Walhi Sulut, Yayasan Suarani Nurani, Yayasan Peka dan Ammalta, mengecam tindak kekerasan dan pengrusakan itu. Mereka membuat rilis  bersama dan menyatakan, “tindakan brutal tersebut, dilakukan di hadapan mata aparat Polres Bolmong. Bahkan, beredar intimidasi pada petani penggarap agar menandatangani Surat Pencabutan Perkara, yang sedang berlangsung di PTUN Manado.”

Tak hanya itu, mereka menuding aparat Polres Bolmong juga ikut mengobrak-abrik perkampungan desa Tiberias, melepaskan tembakan-tembakan dengan peluru dan gas airmata, melakukan pemukulan dan penangkapan besar-besaran, tanpa alasan memadai menurut hukum.

“Karena itu, hari ini, Kamis (4/5/2017), warga desa Tiberias mengadukan ke Kapolda Sulut tindakan aparat Polres Bolmong, yang menggunakan semua fasilitas negara, seolah-olah sedang berhadapan dengan musuh negara.”

Versi lain menyebut, bentrok dipicu aksi penghadangan dan penyerangan yang dilakukan warga, ketika karyawan PT PT Malisya Sejahtera sedang memanen kelapa di kebun depan Koramil Poigar.

“Bentrok dipicu adanya kelompok warga yang menghalangi pihak perusahaan memanen buah kelapa di lokasi HGU yang dikuasai perusahaan tersebut,” ungkap Kasatreskrim Polres Bolaang Mongondow, AKP Hanny Lukas, dikutip dari manadopostonline.com.

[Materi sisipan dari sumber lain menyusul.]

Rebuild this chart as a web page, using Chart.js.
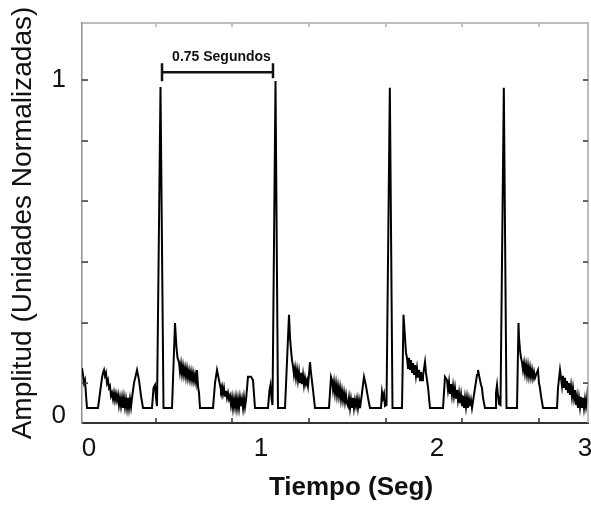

Sekitar pukul 10.10 Wita, masih seturut berita di situs tersebut, 200 personel gabungan yang dipimpin Kapolres Bolmong dan dibantu aparat TNI, turun ke tempat kejadian perkara. Mereka melakukan penyisiran dan menangkap kelompok yang diduga melakukan penyerangan.

“Dari penyisiran, kami berhasil mengamankan 31 orang dari kelompok yang melakukan penyerangan, bersama puluhan senjata tajam, berbagai jenis,” terang Lukas pada manadopostonline.com.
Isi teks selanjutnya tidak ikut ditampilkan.